Review: Help I Am Being Held Prisoner

Help I Am Being Held Prisoner Help I Am Being Held Prisoner by Donald E. Westlake
My rating: 3 of 5 stars

Should someone be put in prison for a practical joke?

Yes. All practical jokers belong in jail. Or hell.

Harry has been an unrepentant prankster his entire life, but now he has been locked up after one of his jokes went wrong which resulted in several injuries. Once inside he quickly bumbles onto the secret of several other inmates. There was an opportunity during construction of a prison expansion to build a tunnel which they use to regularly leave. This isn’t for escape because none of these guys have long enough sentences to want to live on the run, but rather they just use the tunnel to go out and do the things they can’t while in jail only to return each night. Harry gets cut in on the scheme, and he enjoys the quasi-freedom it allows him. However, there’s a big catch. The inmates have realized that they have the ultimate alibi of being in prison so they've got an ambitious plan to rob two banks at once, and they demand that Harry take part in it. This puts Harry in a real bind since he may be in jail, but he’s no crook.

The late Donald Westlake was capable of doing both drama and comedy well, and as a lighthearted story written for yucks it works surprisingly well. I was worried in the early going because I really dislike practical jokers, and I thought that he’d be asking a reader to find Harry’s pranks hilarious. Instead Westlake makes it clear that this behavior is beyond annoying, but that Harry has a sick compulsion even when he knows the warden is watching him like a hawk and that his fellow inmates will murder him if they find out he's the one responsible. The humor comes from just how incapable Harry is of stopping, and the casual way we learn about the reign of terror he’s inflicting on hardened criminals. There’s a lesson for Harry in this story so that kept the book from asking me to be on the side of a guy who thinks tying someone’s shoe laces together is funny.

There’s also a running gag about Harry’s last name sounding like a vulgar term which I’m not gonna try to replicate here because I don’t have the patience to figure out how to do an umlaut.
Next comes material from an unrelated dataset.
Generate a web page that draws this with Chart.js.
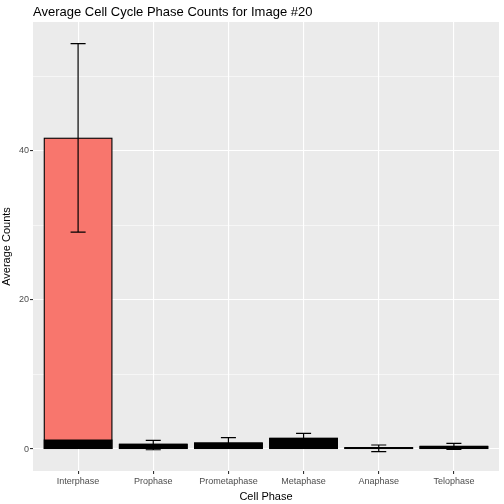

As with the practical joke angle I worried that Westlake was going for the most obvious and juvenile thing when it actually turns out to have some deeper meaning explaining Harry’s behavior.

So what we end up with is an enjoyable caper that makes for an entertaining couple of hours of fun reading.

However, I do find myself wishing that Westlake might have used this idea in one of his serious crime books he wrote as Richard Stark. If the humorless thief Parker would have run across a practical joker who screwed up his plans to rob a bank, and then got his big meaty paws around that guy’s neck and squeezed until he turned purple…. Yeah, that’d make for a pretty satisfying book, too.